The utilities aren't actually trucking this stuff back and forth but trading ``allowances'' - the amounts they would have been able to release under the Clean Air Act. By doing better than they had to in reducing emissions, they have built up credits that are marketable under 1990 amendments to the law.
Niagara Mohawk will donate the sulfur dioxide allowances (which have a market value of about $3.8 million) to a nonprofit organization that will ``retire'' them. The utility thus will get a tax break of about $1 million to invest in further carbon-dioxide-reduction programs.
Arizona Public Service will use its newly acquired CO2 allowance as a kind of insurance against its own carbon-reduction program in an area of rapid growth. But company officials say they intend to meet their commitment without the credits and suggest they may ``retire'' them as well.
This is good news for the Grand Canyon (which has been filling up with smog) and for the northern forests of New York (which have suffered from acid rain). It's working in New York because Niagara Mohawk is burning cleaner fuels and promoting energy conservation. It's working in the Southwest because Arizona Public Service is investing in new scrubbers at the Navajo Generating Station.
``This is a gutsy, innovative solution that cleans the air without breaking corporate or household budgets,'' US Energy Secretary Hazel O'Leary said in announcing the agreement. It proves that ``market-based solutions will always yield the most cost-effective outcomes while achieving the greatest environmental benefit,'' she said.
A key player in the deal has been the Environmental Defense Fund (EDF), a private organization that specializes in linking science, economics, and law to find reasonable solutions to environmental problems. EDF has been advising both utilities and the Energy Department.
This first-of-its-kind agreement is good, but there will have to be a lot more to meet clean-air goals. The Clean Air Network (a coalition of groups) reported last week that ``more than 100 million Americans still live in areas with unhealthful air quality.'' And it noted that many states have yet to come up with plans required under the Clean Air Act to meet federal health standards.
Under the Climate Change Convention agreed to at the Earth Summit in Brazil two years ago, 160 countries have agreed to reduce ``greenhouse gases'' to 1990 levels by the year 2000. But it's a pretty weak agreement, and many countries have done little.
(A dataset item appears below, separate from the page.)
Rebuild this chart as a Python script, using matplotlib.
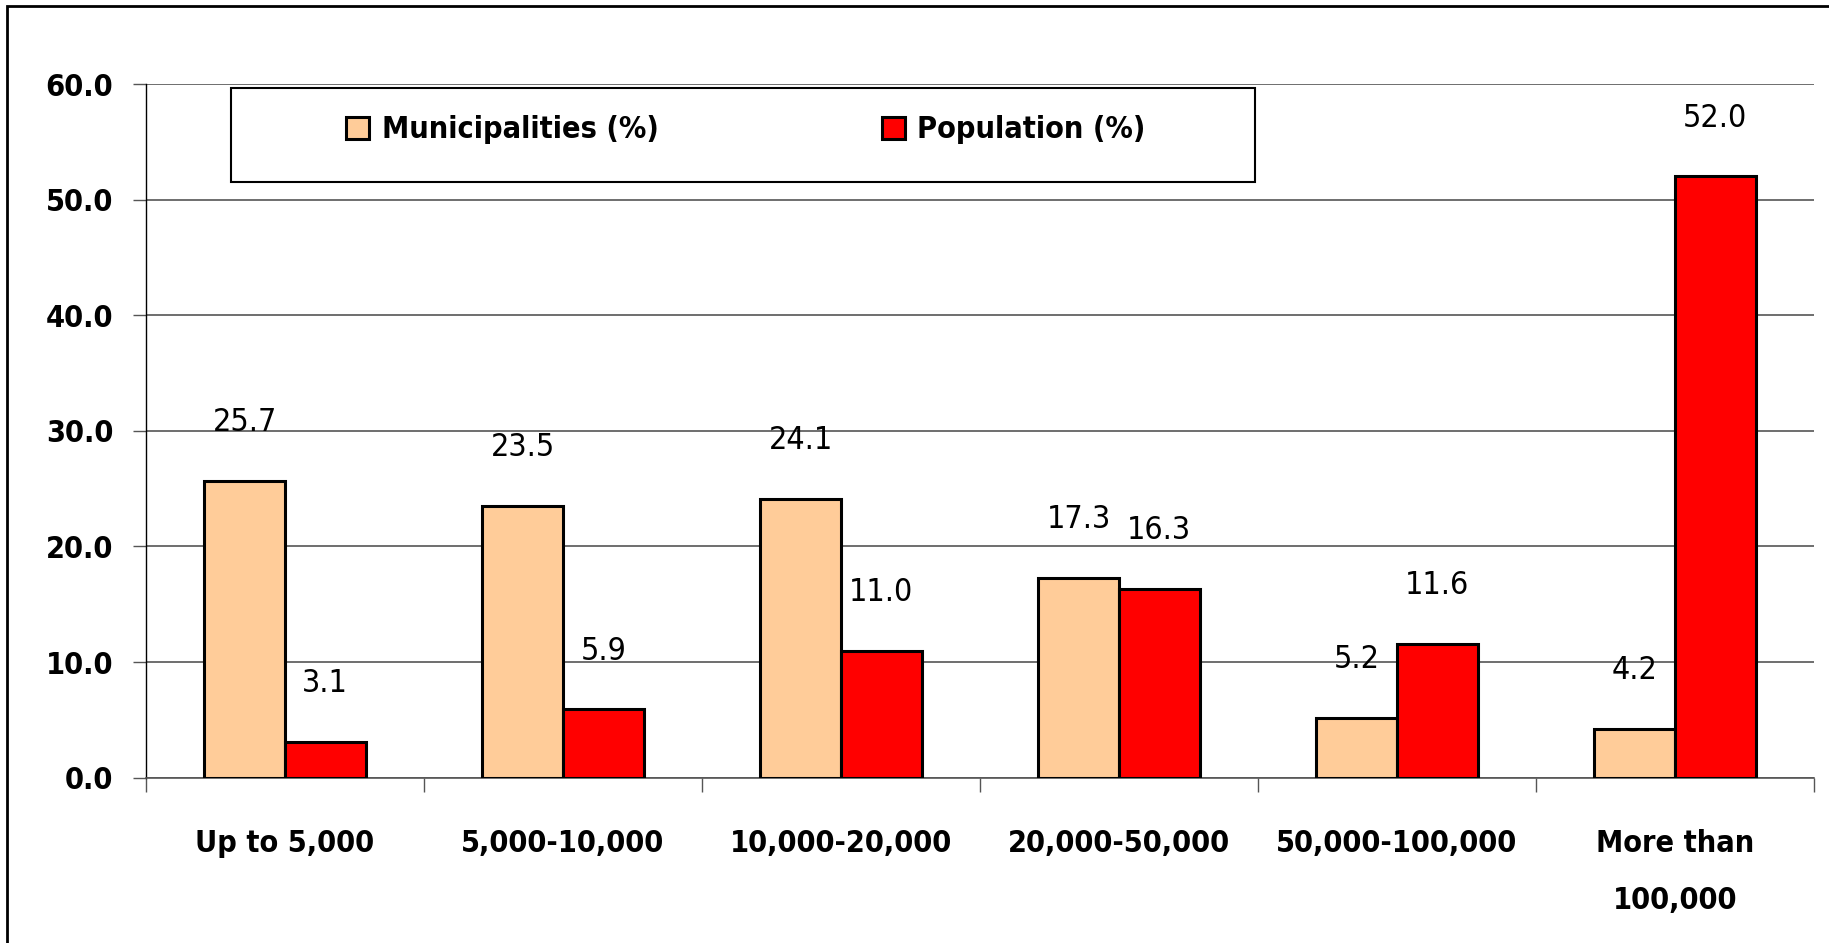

Meeting in the Netherlands recently, the Intergovernmental Panel on Climate Change (a United Nations-sponsored group of scientists) declared that ``even if global emissions could be stabilized, atmospheric concentrations [of carbon dioxide] would continue to rise for at least 200 years.''
This means vigorous ways to reduce polluting gases below 1990 levels will have to be found - in other words, not producing them in the first place through energy conservation and pioneering efforts like the ones that utilities in Arizona and New York have just launched.